● TASK DETAILS
Without the pictures, extract every line from the start of the material to the line containing "fig = go.Figure()", both ends included.

● DATA SECTION
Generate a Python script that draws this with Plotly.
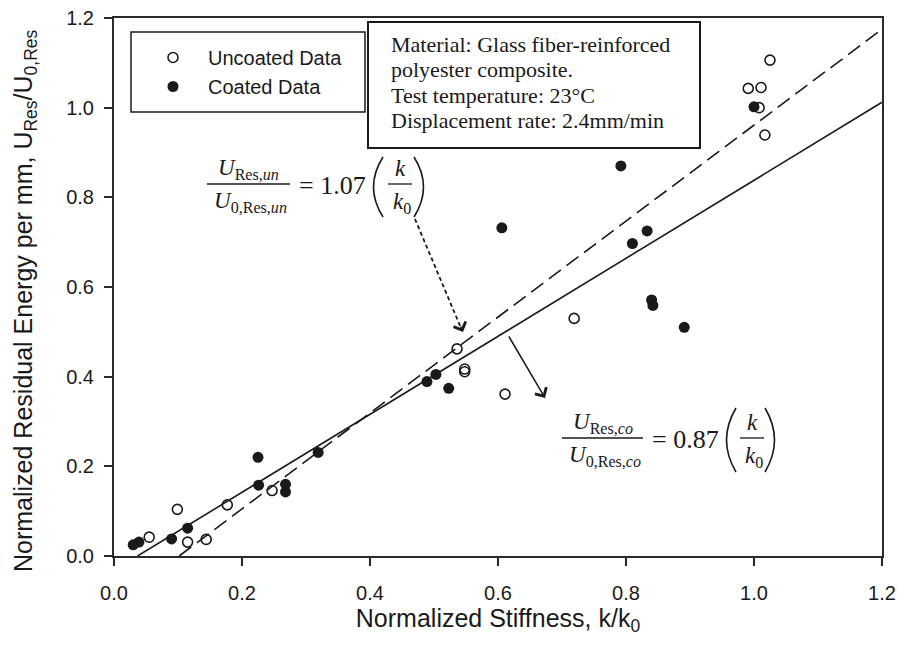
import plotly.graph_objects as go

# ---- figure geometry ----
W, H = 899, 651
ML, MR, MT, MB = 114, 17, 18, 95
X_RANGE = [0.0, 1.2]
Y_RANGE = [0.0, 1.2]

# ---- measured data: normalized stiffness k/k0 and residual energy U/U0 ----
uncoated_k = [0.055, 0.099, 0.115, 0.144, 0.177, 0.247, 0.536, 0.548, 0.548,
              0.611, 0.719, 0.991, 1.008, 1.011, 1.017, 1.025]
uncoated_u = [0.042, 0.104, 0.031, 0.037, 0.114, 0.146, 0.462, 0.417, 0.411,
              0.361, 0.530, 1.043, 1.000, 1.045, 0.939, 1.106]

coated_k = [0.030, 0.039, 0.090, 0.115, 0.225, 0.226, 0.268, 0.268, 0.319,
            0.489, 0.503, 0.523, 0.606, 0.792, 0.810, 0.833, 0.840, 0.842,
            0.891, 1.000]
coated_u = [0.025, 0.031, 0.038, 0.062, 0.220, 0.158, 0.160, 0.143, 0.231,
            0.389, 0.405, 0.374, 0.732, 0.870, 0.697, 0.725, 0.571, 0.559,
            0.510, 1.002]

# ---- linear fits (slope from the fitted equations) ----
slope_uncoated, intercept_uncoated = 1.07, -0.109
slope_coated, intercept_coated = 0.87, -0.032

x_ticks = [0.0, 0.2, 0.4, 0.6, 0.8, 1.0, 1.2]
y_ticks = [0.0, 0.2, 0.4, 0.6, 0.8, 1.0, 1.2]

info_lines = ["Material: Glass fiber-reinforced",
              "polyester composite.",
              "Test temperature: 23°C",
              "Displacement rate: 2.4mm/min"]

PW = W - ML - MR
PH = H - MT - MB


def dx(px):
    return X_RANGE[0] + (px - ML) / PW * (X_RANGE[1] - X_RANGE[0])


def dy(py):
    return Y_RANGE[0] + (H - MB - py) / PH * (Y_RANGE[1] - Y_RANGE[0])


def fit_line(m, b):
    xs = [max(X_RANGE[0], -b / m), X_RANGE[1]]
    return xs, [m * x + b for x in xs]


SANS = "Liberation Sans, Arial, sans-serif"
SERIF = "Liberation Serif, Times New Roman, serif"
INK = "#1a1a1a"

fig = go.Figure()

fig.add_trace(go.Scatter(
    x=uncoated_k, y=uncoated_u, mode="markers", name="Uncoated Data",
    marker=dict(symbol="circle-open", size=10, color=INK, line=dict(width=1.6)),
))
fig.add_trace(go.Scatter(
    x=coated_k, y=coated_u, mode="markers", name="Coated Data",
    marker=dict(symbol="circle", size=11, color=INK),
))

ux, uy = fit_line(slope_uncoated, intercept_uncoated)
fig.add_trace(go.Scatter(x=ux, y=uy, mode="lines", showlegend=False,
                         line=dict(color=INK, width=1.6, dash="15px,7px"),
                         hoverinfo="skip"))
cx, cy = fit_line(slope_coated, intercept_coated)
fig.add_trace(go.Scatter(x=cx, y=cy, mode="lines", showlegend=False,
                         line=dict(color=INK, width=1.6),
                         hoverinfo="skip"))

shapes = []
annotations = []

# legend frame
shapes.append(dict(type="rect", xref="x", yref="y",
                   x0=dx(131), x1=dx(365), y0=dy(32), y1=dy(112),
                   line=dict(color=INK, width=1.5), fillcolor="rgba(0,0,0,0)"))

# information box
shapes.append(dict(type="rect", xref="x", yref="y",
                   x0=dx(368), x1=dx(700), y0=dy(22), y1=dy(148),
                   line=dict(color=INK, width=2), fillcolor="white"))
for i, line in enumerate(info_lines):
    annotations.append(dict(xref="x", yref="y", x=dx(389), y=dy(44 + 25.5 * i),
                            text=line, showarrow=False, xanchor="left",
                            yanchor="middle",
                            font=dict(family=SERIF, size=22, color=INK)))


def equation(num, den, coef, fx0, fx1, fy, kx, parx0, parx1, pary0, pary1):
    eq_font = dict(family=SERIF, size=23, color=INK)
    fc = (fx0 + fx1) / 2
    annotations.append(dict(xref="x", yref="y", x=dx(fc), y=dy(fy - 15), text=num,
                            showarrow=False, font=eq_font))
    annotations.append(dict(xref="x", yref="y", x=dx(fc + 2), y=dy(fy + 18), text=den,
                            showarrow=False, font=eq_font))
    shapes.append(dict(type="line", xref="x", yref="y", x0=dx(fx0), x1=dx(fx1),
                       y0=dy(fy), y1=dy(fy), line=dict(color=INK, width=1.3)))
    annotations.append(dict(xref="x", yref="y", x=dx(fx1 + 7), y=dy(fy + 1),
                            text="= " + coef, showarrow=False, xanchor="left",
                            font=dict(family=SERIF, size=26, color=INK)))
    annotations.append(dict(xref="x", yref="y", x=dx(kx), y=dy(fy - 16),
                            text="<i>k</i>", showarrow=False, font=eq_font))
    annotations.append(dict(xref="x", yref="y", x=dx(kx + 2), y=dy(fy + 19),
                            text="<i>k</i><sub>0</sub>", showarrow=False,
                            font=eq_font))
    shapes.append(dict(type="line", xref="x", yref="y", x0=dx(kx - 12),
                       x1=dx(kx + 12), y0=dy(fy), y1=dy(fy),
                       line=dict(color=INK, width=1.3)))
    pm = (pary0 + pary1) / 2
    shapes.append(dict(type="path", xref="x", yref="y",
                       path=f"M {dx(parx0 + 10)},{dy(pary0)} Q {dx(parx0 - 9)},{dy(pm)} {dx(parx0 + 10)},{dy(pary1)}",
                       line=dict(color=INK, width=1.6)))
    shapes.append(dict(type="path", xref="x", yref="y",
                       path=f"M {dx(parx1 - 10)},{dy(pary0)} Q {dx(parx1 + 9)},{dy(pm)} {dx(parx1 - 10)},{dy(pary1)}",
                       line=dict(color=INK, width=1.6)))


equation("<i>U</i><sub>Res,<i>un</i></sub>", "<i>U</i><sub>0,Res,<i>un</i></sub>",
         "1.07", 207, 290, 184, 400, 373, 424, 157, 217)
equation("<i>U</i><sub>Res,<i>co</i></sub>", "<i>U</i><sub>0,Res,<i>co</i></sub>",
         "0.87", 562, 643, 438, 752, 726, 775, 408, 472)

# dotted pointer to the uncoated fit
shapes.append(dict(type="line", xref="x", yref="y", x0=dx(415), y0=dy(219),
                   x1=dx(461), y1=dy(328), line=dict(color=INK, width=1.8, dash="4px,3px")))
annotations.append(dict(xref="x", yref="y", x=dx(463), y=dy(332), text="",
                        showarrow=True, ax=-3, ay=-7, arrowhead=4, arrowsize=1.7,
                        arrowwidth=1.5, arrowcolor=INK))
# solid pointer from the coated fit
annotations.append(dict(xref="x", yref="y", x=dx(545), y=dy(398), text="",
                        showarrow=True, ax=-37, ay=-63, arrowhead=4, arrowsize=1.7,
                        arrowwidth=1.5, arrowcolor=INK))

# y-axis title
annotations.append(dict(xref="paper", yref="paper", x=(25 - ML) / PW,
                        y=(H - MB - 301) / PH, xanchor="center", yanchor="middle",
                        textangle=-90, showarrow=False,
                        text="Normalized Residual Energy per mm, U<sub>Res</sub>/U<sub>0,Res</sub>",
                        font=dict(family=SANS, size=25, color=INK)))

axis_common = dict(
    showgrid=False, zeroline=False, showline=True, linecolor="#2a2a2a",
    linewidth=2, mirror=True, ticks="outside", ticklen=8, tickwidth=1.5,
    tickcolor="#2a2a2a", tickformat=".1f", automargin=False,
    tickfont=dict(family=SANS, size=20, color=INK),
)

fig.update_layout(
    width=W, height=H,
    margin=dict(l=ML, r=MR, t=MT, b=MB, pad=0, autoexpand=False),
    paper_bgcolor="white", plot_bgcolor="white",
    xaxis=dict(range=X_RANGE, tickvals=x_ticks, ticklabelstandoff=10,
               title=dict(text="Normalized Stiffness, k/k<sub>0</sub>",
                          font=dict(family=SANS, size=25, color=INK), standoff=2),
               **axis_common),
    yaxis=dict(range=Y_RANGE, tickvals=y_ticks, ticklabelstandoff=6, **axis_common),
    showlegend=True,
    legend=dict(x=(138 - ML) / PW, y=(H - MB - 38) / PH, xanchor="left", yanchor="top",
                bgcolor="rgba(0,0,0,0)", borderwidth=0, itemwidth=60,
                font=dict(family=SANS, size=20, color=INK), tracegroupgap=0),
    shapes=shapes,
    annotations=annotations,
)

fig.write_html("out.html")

● RESULT OF THIS TASK
Generate a Python script that draws this with Plotly.
import plotly.graph_objects as go

# ---- figure geometry ----
W, H = 899, 651
ML, MR, MT, MB = 114, 17, 18, 95
X_RANGE = [0.0, 1.2]
Y_RANGE = [0.0, 1.2]

# ---- measured data: normalized stiffness k/k0 and residual energy U/U0 ----
uncoated_k = [0.055, 0.099, 0.115, 0.144, 0.177, 0.247, 0.536, 0.548, 0.548,
              0.611, 0.719, 0.991, 1.008, 1.011, 1.017, 1.025]
uncoated_u = [0.042, 0.104, 0.031, 0.037, 0.114, 0.146, 0.462, 0.417, 0.411,
              0.361, 0.530, 1.043, 1.000, 1.045, 0.939, 1.106]

coated_k = [0.030, 0.039, 0.090, 0.115, 0.225, 0.226, 0.268, 0.268, 0.319,
            0.489, 0.503, 0.523, 0.606, 0.792, 0.810, 0.833, 0.840, 0.842,
            0.891, 1.000]
coated_u = [0.025, 0.031, 0.038, 0.062, 0.220, 0.158, 0.160, 0.143, 0.231,
            0.389, 0.405, 0.374, 0.732, 0.870, 0.697, 0.725, 0.571, 0.559,
            0.510, 1.002]

# ---- linear fits (slope from the fitted equations) ----
slope_uncoated, intercept_uncoated = 1.07, -0.109
slope_coated, intercept_coated = 0.87, -0.032

x_ticks = [0.0, 0.2, 0.4, 0.6, 0.8, 1.0, 1.2]
y_ticks = [0.0, 0.2, 0.4, 0.6, 0.8, 1.0, 1.2]

info_lines = ["Material: Glass fiber-reinforced",
              "polyester composite.",
              "Test temperature: 23°C",
              "Displacement rate: 2.4mm/min"]

PW = W - ML - MR
PH = H - MT - MB


def dx(px):
    return X_RANGE[0] + (px - ML) / PW * (X_RANGE[1] - X_RANGE[0])


def dy(py):
    return Y_RANGE[0] + (H - MB - py) / PH * (Y_RANGE[1] - Y_RANGE[0])


def fit_line(m, b):
    xs = [max(X_RANGE[0], -b / m), X_RANGE[1]]
    return xs, [m * x + b for x in xs]


SANS = "Liberation Sans, Arial, sans-serif"
SERIF = "Liberation Serif, Times New Roman, serif"
INK = "#1a1a1a"

fig = go.Figure()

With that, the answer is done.